私の実釣データから言えば、ダブルフックの方が、シングルフックよりもバレにくいということは全くない。

通常サイズ・厚みのネクタイを使用する場合、ダブルフックは、アシストフックを短くし、短い方は1~1.5cm、長い方は2.5~3cmというのが、ネクタイの動きを阻害することなく、ベストバランスだ。

よく、マダイがネクタイだけを引っ張った、モゾっとしたアタリに対し、フックやアシストラインを引っ張ったものを「明確なアタリ」と呼ぶ。

活性が低い時に、マダイが1度、フックに触ると、もう追い食いをしてこない。ネクタイだけをついばませて、最後にフッキングさせるには、このショートアシストが有効である。

アシストラインは、マダイの吸い込みを重視して、柔らかいPEライン(5~6号)を使用。自作するのが苦手な方には、「TAIGA鯛ラバ専用アシストフック 喰わせ鈎/バーブレス」をオススメしたい。

ドラグはユルユルに!

よく、「アタリの数だけ釣る努力」と言われるが、この時期のマダイはショートバイトが多く、唇の皮1枚を縫い刺して上がってくることが多い。ドラグはユルユルにし、焦らずに一定のスピードで、ゆっくりと巻き上げる。

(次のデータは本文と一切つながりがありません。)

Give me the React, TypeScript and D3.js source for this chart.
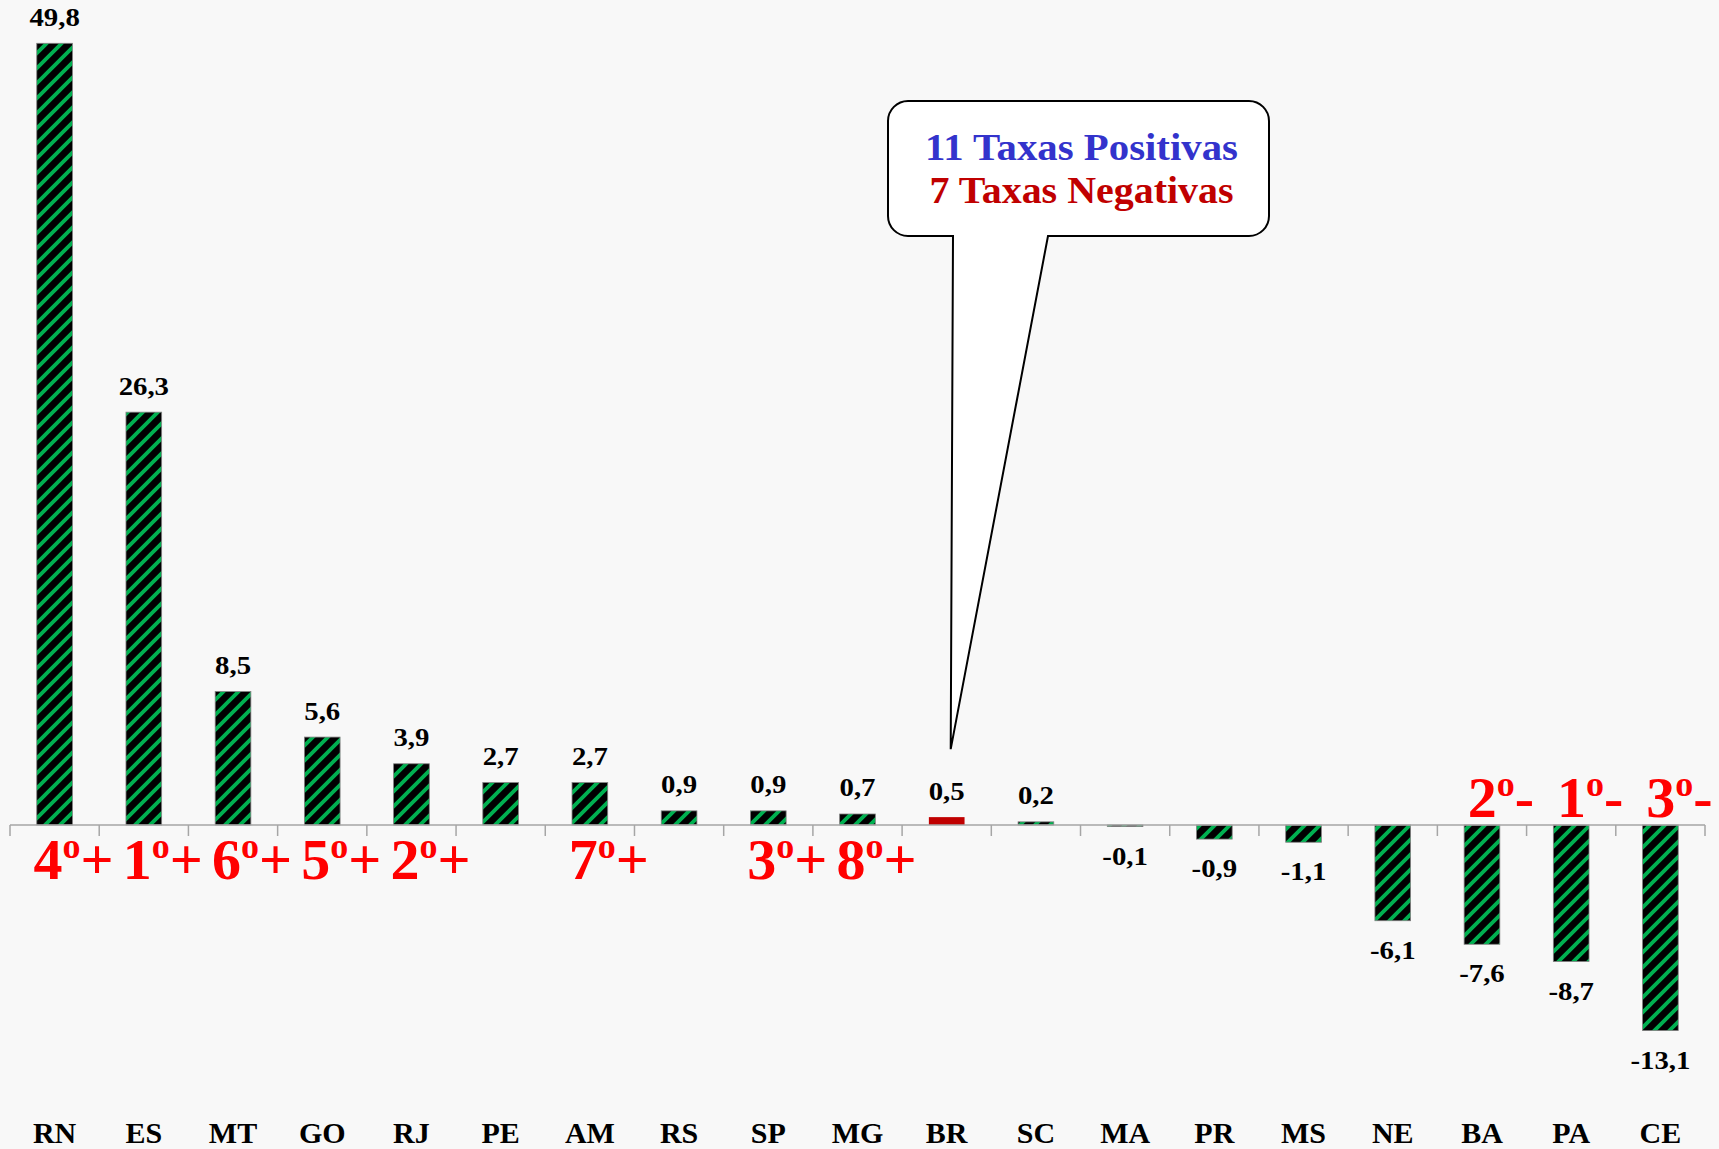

ポンピングをする方を見掛けるが、ロッドを上下させることなく、一定のテンションを掛けながら、そろりそろりと巻き上げてくるのが正解である。

ロッドを下げる時に、テンションが抜けて、バラシに繋がるからだ。

ヒットすると、大暴れをするシロアマダイも、シングルフックのバーブレスで好釣果を上げている。

激戦区である明石のフックシステムをマスターし、アナタもアタリの数だけ獲る釣り師を目指そう!